[START INFORMATION PROVIDED]

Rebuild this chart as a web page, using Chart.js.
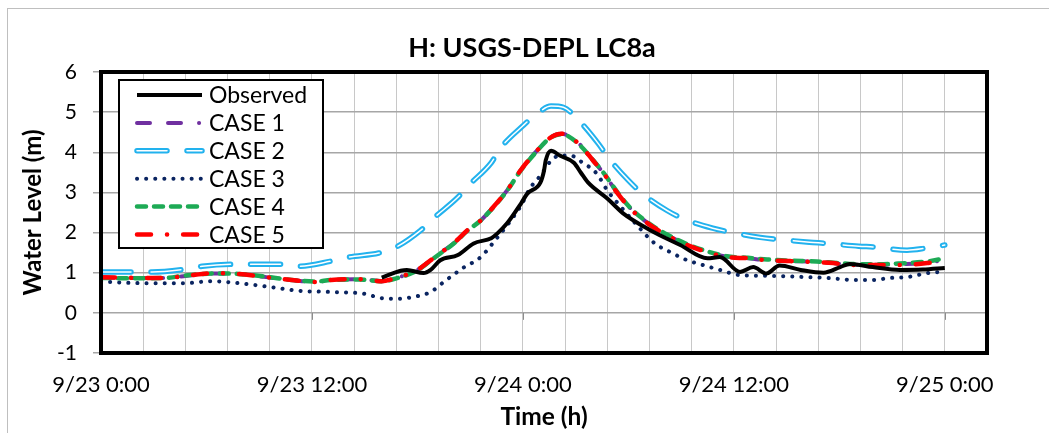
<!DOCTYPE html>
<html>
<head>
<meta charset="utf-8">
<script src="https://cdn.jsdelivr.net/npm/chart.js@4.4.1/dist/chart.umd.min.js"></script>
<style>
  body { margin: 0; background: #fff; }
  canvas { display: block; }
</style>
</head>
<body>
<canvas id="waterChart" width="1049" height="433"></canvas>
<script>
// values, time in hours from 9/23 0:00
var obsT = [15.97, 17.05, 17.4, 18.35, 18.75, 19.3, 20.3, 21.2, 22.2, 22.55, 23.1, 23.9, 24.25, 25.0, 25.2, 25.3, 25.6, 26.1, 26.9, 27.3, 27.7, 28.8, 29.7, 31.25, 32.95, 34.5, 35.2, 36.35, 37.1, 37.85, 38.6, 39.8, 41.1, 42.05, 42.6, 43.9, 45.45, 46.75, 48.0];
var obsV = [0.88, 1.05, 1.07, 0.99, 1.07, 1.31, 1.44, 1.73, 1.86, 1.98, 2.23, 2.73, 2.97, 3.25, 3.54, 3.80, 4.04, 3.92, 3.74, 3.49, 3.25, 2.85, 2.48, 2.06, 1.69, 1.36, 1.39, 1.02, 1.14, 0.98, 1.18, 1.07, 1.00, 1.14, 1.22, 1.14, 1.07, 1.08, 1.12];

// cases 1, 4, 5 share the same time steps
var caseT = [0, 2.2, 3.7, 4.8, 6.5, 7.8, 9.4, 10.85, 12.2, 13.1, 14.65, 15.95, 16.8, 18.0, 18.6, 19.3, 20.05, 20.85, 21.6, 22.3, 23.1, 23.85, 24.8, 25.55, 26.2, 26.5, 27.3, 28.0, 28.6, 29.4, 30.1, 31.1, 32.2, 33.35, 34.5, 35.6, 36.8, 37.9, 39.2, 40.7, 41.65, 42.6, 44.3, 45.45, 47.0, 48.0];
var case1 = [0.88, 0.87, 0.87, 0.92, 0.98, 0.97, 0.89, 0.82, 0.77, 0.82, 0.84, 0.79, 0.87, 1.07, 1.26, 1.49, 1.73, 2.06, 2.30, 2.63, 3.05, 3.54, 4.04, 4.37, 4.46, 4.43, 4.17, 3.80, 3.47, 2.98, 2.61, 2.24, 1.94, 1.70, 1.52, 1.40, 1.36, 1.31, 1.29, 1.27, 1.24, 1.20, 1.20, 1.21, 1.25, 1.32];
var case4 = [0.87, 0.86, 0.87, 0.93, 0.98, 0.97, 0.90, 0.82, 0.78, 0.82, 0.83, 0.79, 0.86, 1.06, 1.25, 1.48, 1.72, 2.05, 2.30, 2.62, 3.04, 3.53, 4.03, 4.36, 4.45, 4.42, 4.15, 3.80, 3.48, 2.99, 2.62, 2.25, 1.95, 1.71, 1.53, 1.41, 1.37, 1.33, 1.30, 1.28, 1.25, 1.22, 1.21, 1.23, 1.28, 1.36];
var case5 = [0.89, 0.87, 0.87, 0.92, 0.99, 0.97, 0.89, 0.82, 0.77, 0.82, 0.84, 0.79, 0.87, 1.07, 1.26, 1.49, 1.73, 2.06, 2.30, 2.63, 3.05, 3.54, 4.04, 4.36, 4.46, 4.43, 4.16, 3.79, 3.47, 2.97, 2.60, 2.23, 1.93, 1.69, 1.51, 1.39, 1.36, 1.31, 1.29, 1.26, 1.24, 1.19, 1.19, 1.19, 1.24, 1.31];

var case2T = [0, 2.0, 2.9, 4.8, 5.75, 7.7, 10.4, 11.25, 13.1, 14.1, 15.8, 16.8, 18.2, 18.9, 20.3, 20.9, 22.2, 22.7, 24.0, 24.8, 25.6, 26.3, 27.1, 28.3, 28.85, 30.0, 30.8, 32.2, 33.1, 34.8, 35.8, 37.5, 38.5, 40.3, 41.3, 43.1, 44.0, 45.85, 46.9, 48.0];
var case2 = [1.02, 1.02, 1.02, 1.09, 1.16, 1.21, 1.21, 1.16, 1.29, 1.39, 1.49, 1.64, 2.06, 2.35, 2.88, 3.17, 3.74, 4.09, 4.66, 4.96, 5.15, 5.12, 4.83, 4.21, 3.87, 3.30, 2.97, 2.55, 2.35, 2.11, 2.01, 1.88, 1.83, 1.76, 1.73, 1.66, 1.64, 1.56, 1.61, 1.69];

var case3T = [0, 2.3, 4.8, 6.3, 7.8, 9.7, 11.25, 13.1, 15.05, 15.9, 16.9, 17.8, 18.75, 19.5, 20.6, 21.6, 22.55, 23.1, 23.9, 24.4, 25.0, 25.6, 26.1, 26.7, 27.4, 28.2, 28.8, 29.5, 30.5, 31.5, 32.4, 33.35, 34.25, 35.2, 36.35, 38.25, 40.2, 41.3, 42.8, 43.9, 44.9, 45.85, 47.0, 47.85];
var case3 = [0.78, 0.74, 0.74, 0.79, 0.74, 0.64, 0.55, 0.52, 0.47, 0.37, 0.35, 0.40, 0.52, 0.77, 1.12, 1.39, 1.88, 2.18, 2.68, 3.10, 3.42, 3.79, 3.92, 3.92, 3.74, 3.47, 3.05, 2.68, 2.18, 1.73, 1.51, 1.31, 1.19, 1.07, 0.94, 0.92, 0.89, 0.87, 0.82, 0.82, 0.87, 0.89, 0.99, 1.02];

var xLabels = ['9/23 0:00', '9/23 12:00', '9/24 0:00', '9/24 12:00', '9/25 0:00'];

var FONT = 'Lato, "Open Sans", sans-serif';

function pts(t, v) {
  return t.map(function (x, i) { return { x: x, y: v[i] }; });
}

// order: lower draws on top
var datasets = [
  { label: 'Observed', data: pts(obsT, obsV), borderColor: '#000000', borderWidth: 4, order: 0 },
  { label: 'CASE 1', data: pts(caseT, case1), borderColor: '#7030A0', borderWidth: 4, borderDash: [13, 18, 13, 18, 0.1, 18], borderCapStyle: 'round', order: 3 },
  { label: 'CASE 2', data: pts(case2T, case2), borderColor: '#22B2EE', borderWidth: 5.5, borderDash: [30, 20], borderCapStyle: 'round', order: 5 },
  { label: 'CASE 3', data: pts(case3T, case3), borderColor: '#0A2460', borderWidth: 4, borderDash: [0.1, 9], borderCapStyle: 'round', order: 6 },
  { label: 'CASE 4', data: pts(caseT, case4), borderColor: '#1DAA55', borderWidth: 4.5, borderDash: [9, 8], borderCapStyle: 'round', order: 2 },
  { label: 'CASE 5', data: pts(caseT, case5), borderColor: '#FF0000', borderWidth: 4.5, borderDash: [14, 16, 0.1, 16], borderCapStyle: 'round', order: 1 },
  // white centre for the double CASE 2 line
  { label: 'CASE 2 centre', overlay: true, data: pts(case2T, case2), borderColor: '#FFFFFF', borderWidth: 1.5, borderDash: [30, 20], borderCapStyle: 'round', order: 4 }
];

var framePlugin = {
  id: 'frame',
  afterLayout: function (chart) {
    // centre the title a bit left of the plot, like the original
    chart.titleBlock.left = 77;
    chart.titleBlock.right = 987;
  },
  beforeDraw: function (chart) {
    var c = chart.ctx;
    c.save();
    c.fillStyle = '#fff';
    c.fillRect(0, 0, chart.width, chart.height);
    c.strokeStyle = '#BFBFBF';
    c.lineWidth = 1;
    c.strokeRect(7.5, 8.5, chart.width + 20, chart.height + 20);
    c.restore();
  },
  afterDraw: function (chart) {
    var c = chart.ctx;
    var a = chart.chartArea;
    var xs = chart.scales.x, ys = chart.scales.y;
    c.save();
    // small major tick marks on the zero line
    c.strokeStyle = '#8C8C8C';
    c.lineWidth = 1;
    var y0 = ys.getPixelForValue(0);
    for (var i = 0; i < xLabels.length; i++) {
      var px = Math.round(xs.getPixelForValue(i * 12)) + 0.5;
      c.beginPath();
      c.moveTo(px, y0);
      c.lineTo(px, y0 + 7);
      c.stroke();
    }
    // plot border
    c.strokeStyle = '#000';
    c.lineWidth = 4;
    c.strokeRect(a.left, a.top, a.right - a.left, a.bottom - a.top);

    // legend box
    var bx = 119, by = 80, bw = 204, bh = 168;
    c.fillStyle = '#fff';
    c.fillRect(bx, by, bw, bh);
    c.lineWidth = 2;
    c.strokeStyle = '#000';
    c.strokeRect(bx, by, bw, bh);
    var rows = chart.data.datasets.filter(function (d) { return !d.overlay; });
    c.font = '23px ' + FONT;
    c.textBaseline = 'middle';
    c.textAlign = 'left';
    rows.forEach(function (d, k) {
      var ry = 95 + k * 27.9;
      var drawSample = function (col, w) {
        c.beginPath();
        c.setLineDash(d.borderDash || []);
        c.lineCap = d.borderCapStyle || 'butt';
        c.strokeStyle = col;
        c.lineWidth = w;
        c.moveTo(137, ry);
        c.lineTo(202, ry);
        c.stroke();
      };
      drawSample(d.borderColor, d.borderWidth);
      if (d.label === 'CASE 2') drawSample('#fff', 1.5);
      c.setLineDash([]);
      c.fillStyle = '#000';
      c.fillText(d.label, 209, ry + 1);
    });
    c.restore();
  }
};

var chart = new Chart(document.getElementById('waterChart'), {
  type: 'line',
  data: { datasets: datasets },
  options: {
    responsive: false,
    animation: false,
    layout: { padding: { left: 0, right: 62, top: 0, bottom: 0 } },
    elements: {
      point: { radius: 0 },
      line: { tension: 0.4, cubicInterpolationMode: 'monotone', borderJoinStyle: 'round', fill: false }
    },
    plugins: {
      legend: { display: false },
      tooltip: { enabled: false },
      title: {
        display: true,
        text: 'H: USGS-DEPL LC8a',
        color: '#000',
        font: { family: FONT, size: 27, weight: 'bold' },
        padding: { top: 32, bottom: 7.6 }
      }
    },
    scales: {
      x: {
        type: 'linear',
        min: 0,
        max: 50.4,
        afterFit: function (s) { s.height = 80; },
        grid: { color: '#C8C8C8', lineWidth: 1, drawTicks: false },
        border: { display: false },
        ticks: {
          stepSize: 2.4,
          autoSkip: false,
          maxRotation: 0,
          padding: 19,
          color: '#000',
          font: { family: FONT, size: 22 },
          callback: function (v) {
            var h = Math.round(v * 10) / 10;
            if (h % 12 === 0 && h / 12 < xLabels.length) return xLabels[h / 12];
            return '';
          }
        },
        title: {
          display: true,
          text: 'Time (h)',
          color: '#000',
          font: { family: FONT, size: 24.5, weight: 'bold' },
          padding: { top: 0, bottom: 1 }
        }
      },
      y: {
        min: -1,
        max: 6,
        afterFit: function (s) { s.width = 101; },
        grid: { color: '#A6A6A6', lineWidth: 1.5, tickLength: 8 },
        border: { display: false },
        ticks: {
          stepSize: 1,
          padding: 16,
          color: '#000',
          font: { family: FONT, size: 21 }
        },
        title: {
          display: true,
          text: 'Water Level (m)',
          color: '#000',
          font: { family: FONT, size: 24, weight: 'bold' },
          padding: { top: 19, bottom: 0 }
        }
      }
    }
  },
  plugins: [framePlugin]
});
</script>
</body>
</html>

[END INFORMATION PROVIDED]

Return the material line for line, from its beginning to the line that contains "1.19, 1.24, 1.31];", with the pictures left out.

Rebuild this chart as a web page, using Chart.js.
<!DOCTYPE html>
<html>
<head>
<meta charset="utf-8">
<script src="https://cdn.jsdelivr.net/npm/chart.js@4.4.1/dist/chart.umd.min.js"></script>
<style>
  body { margin: 0; background: #fff; }
  canvas { display: block; }
</style>
</head>
<body>
<canvas id="waterChart" width="1049" height="433"></canvas>
<script>
// values, time in hours from 9/23 0:00
var obsT = [15.97, 17.05, 17.4, 18.35, 18.75, 19.3, 20.3, 21.2, 22.2, 22.55, 23.1, 23.9, 24.25, 25.0, 25.2, 25.3, 25.6, 26.1, 26.9, 27.3, 27.7, 28.8, 29.7, 31.25, 32.95, 34.5, 35.2, 36.35, 37.1, 37.85, 38.6, 39.8, 41.1, 42.05, 42.6, 43.9, 45.45, 46.75, 48.0];
var obsV = [0.88, 1.05, 1.07, 0.99, 1.07, 1.31, 1.44, 1.73, 1.86, 1.98, 2.23, 2.73, 2.97, 3.25, 3.54, 3.80, 4.04, 3.92, 3.74, 3.49, 3.25, 2.85, 2.48, 2.06, 1.69, 1.36, 1.39, 1.02, 1.14, 0.98, 1.18, 1.07, 1.00, 1.14, 1.22, 1.14, 1.07, 1.08, 1.12];

// cases 1, 4, 5 share the same time steps
var caseT = [0, 2.2, 3.7, 4.8, 6.5, 7.8, 9.4, 10.85, 12.2, 13.1, 14.65, 15.95, 16.8, 18.0, 18.6, 19.3, 20.05, 20.85, 21.6, 22.3, 23.1, 23.85, 24.8, 25.55, 26.2, 26.5, 27.3, 28.0, 28.6, 29.4, 30.1, 31.1, 32.2, 33.35, 34.5, 35.6, 36.8, 37.9, 39.2, 40.7, 41.65, 42.6, 44.3, 45.45, 47.0, 48.0];
var case1 = [0.88, 0.87, 0.87, 0.92, 0.98, 0.97, 0.89, 0.82, 0.77, 0.82, 0.84, 0.79, 0.87, 1.07, 1.26, 1.49, 1.73, 2.06, 2.30, 2.63, 3.05, 3.54, 4.04, 4.37, 4.46, 4.43, 4.17, 3.80, 3.47, 2.98, 2.61, 2.24, 1.94, 1.70, 1.52, 1.40, 1.36, 1.31, 1.29, 1.27, 1.24, 1.20, 1.20, 1.21, 1.25, 1.32];
var case4 = [0.87, 0.86, 0.87, 0.93, 0.98, 0.97, 0.90, 0.82, 0.78, 0.82, 0.83, 0.79, 0.86, 1.06, 1.25, 1.48, 1.72, 2.05, 2.30, 2.62, 3.04, 3.53, 4.03, 4.36, 4.45, 4.42, 4.15, 3.80, 3.48, 2.99, 2.62, 2.25, 1.95, 1.71, 1.53, 1.41, 1.37, 1.33, 1.30, 1.28, 1.25, 1.22, 1.21, 1.23, 1.28, 1.36];
var case5 = [0.89, 0.87, 0.87, 0.92, 0.99, 0.97, 0.89, 0.82, 0.77, 0.82, 0.84, 0.79, 0.87, 1.07, 1.26, 1.49, 1.73, 2.06, 2.30, 2.63, 3.05, 3.54, 4.04, 4.36, 4.46, 4.43, 4.16, 3.79, 3.47, 2.97, 2.60, 2.23, 1.93, 1.69, 1.51, 1.39, 1.36, 1.31, 1.29, 1.26, 1.24, 1.19, 1.19, 1.19, 1.24, 1.31];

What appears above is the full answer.